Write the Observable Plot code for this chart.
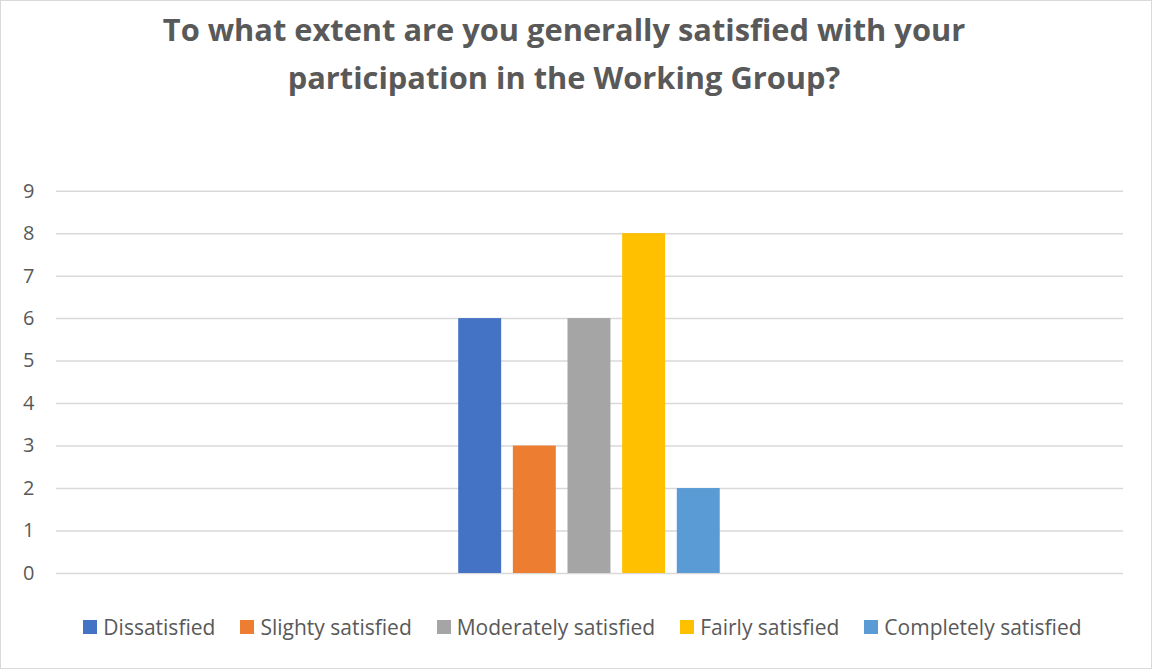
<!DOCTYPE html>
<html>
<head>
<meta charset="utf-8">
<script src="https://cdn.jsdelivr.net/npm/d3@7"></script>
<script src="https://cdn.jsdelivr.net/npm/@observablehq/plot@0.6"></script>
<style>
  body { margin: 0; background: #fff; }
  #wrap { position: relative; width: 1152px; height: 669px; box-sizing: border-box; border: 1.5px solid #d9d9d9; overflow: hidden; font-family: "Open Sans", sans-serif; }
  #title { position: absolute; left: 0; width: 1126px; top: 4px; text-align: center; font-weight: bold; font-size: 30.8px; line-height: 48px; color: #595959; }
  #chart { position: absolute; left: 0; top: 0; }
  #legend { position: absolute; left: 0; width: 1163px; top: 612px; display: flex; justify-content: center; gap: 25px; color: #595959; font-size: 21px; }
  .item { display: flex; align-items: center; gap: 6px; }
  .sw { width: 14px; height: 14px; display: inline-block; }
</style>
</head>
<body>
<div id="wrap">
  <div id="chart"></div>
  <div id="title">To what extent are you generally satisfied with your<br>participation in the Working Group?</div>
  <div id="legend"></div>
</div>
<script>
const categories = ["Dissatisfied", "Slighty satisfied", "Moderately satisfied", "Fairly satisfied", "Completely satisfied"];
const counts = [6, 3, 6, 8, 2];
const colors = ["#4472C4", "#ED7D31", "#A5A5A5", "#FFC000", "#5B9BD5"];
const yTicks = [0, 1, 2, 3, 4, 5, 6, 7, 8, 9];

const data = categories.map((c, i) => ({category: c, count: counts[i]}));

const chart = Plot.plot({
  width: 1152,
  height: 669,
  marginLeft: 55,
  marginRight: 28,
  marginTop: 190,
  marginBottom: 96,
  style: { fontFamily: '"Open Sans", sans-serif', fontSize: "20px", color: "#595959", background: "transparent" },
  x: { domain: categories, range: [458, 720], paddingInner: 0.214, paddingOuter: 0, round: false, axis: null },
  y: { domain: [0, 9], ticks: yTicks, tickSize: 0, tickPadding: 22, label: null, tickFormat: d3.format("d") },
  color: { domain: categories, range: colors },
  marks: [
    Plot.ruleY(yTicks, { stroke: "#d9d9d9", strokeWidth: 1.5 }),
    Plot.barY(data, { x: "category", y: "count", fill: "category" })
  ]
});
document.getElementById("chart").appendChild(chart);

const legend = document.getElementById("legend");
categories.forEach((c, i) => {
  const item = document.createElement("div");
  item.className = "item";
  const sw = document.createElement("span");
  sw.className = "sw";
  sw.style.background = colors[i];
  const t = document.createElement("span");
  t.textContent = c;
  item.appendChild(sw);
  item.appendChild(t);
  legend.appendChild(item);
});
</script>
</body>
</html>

- **Short problem**: Repeat the listing verbatim. Skip the pictures.

- **Exercise output**:
Write the Observable Plot code for this chart.
<!DOCTYPE html>
<html>
<head>
<meta charset="utf-8">
<script src="https://cdn.jsdelivr.net/npm/d3@7"></script>
<script src="https://cdn.jsdelivr.net/npm/@observablehq/plot@0.6"></script>
<style>
  body { margin: 0; background: #fff; }
  #wrap { position: relative; width: 1152px; height: 669px; box-sizing: border-box; border: 1.5px solid #d9d9d9; overflow: hidden; font-family: "Open Sans", sans-serif; }
  #title { position: absolute; left: 0; width: 1126px; top: 4px; text-align: center; font-weight: bold; font-size: 30.8px; line-height: 48px; color: #595959; }
  #chart { position: absolute; left: 0; top: 0; }
  #legend { position: absolute; left: 0; width: 1163px; top: 612px; display: flex; justify-content: center; gap: 25px; color: #595959; font-size: 21px; }
  .item { display: flex; align-items: center; gap: 6px; }
  .sw { width: 14px; height: 14px; display: inline-block; }
</style>
</head>
<body>
<div id="wrap">
  <div id="chart"></div>
  <div id="title">To what extent are you generally satisfied with your<br>participation in the Working Group?</div>
  <div id="legend"></div>
</div>
<script>
const categories = ["Dissatisfied", "Slighty satisfied", "Moderately satisfied", "Fairly satisfied", "Completely satisfied"];
const counts = [6, 3, 6, 8, 2];
const colors = ["#4472C4", "#ED7D31", "#A5A5A5", "#FFC000", "#5B9BD5"];
const yTicks = [0, 1, 2, 3, 4, 5, 6, 7, 8, 9];

const data = categories.map((c, i) => ({category: c, count: counts[i]}));

const chart = Plot.plot({
  width: 1152,
  height: 669,
  marginLeft: 55,
  marginRight: 28,
  marginTop: 190,
  marginBottom: 96,
  style: { fontFamily: '"Open Sans", sans-serif', fontSize: "20px", color: "#595959", background: "transparent" },
  x: { domain: categories, range: [458, 720], paddingInner: 0.214, paddingOuter: 0, round: false, axis: null },
  y: { domain: [0, 9], ticks: yTicks, tickSize: 0, tickPadding: 22, label: null, tickFormat: d3.format("d") },
  color: { domain: categories, range: colors },
  marks: [
    Plot.ruleY(yTicks, { stroke: "#d9d9d9", strokeWidth: 1.5 }),
    Plot.barY(data, { x: "category", y: "count", fill: "category" })
  ]
});
document.getElementById("chart").appendChild(chart);

const legend = document.getElementById("legend");
categories.forEach((c, i) => {
  const item = document.createElement("div");
  item.className = "item";
  const sw = document.createElement("span");
  sw.className = "sw";
  sw.style.background = colors[i];
  const t = document.createElement("span");
  t.textContent = c;
  item.appendChild(sw);
  item.appendChild(t);
  legend.appendChild(item);
});
</script>
</body>
</html>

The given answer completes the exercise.